Last year at this time, an acquaintance of mine, a poet and artist, told me I better hurry up and finish that memoir I was writing because he wanted to read it. He happens to be the father of my landscaper and was helping her with the spring raking in my yard.
I dreaded seeing him this year because I have not written another word since last April.
Before that, I had not written a word since the spring before that.
I have thought about writing. I tried reading what was already written to stimulate me but it only depressed me. Did I really want to write this memoir? Maybe the first go around, dredging up my memories, putting them down on paper, having a good laugh and a few more tears, maybe that was what I wanted all along; a catharsis; bring up the emotions to let them go. Yes, let them go, far, far away, like balloons into the deep blue yonder.
I have often procrastinated over the years but I always had a great excuse that I was too busy just surviving my life to stop and write it all down. Women who write parenting blogs, especially about their special needs kids, must have participating husbands or way more energy that I was born with.
I liken it to buying twenty perfect pencils and sharpening them all perfectly, getting a stack of just the right paper, then next year you buy the same thing because you don’t remember that you started this all before.
Now, it is more expensive, this preparing to write. Maybe I need a writing program or a new computer? Done. Maybe if I write it on paper then read it aloud into a Dragon Dictate microphone, the emotions will flow better from brain to fingers to paper. Should I join a writing group? NaNoWriMo was great for stimulating my creative juices in the direction of a crime novel, but not my memoir. Be Prepared, (as a former Girl Scout I have the right to this phrase, I think); be prepared to write and never actually write, that is my motto.
I went to a conference specifically designed to educate people in my line of work in the tools they would need to get published and write a book. It was very stimulating and depressing at the same time because I found that there is “not a large enough” market for my planned book. They said that I would need at least 1 million potential buyers! 1,000,000!

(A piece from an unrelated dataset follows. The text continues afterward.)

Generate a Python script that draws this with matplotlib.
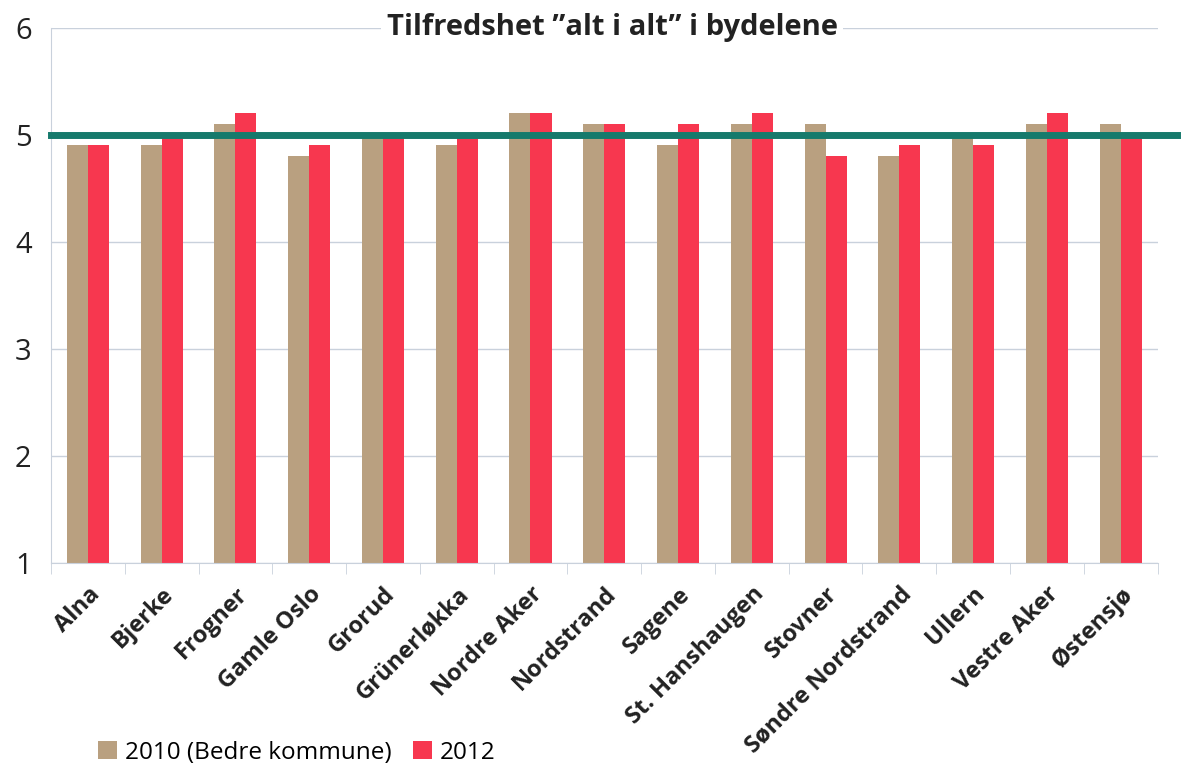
import matplotlib
matplotlib.use('Agg')
from matplotlib import pyplot as plt
import numpy as np

bydeler = ['Alna', 'Bjerke', 'Frogner', 'Gamle Oslo', 'Grorud', 'Grünerløkka',
           'Nordre Aker', 'Nordstrand', 'Sagene', 'St. Hanshaugen', 'Stovner',
           'Søndre Nordstrand', 'Ullern', 'Vestre Aker', 'Østensjø']
verdier_2010 = [4.9, 4.9, 5.1, 4.8, 5.0, 4.9, 5.2, 5.1, 4.9, 5.1, 5.1, 4.8, 5.0, 5.1, 5.1]
verdier_2012 = [4.9, 5.0, 5.2, 4.9, 5.0, 5.0, 5.2, 5.1, 5.1, 5.2, 4.8, 4.9, 4.9, 5.2, 5.0]
snitt = 5.0

plt.rcParams['font.family'] = ['Open Sans', 'DejaVu Sans']

fig = plt.figure(figsize=(11.86, 7.71), dpi=100)
ax = fig.add_axes([0.043, 0.27, 0.933, 0.694])

x = np.arange(len(bydeler))
w = 0.285
ax.bar(x - w / 2, np.array(verdier_2010) - 1, w, bottom=1, color='#b9a080',
       label='2010 (Bedre kommune)', zorder=2)
ax.bar(x + w / 2, np.array(verdier_2012) - 1, w, bottom=1, color='#f7374f',
       label='2012', zorder=2)

# gjennomsnittslinje, går litt utenfor plottet
ax.axhline(snitt, xmin=0.0, xmax=1.018, color='#167a6c', lw=5, zorder=3, clip_on=False)

ax.set_xlim(-0.5, len(bydeler) - 0.5)
ax.set_ylim(1, 6)
ax.set_yticks([1, 2, 3, 4, 5, 6])
ax.grid(axis='y', color='#c9d1dc', lw=1, zorder=0)
ax.set_axisbelow(True)

for s in ['top', 'right']:
    ax.spines[s].set_visible(False)
ax.spines['left'].set_color('#c9d1dc')
ax.spines['bottom'].set_color('#c9d1dc')

ax.set_xticks(x)
ax.set_xticklabels(bydeler, rotation=45, ha='right', rotation_mode='anchor',
                   fontsize=17, fontweight='bold', color='#222222')
ax.set_xticks(np.arange(len(bydeler) + 1) - 0.5, minor=True)
ax.tick_params(axis='x', which='major', length=0, pad=14)
ax.tick_params(axis='x', which='minor', length=8, color='#c9d1dc')
ax.tick_params(axis='y', length=0, labelsize=21, pad=14, labelcolor='#222222')

ax.text(0.507, 1.0, 'Tilfredshet ”alt i alt” i bydelene', transform=ax.transAxes,
        ha='center', va='center', fontsize=21, fontweight='bold', color='#222222',
        bbox=dict(facecolor='white', edgecolor='none', pad=4), zorder=5)

fig.legend(loc='lower left', bbox_to_anchor=(0.064, -0.02), ncol=2, frameon=False,
           fontsize=17.5, handlelength=0.8, handleheight=0.8, handletextpad=0.3,
           columnspacing=0.9)

plt.savefig('out.png', dpi=100)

For a few weeks after the conference I was almost talked into writing a self-help book.
But, I do not want to write a self-help book. I do not care if they sell better and make you (and the publisher and agent) more money.
I did want to write something that could be labeled “Narrative non-fiction”, or “Memoir” with some factual details and perhaps some prescriptions for what might be needed in the future. But, definitely not “10 Ways to make your Autistic Adult child’s life better” or “The 10 things your autistic adult child wishes you knew”.
So here we are in April again, Autism Awareness month, the anniversary of me starting my first blog, and I am back again trying to either write the memoir.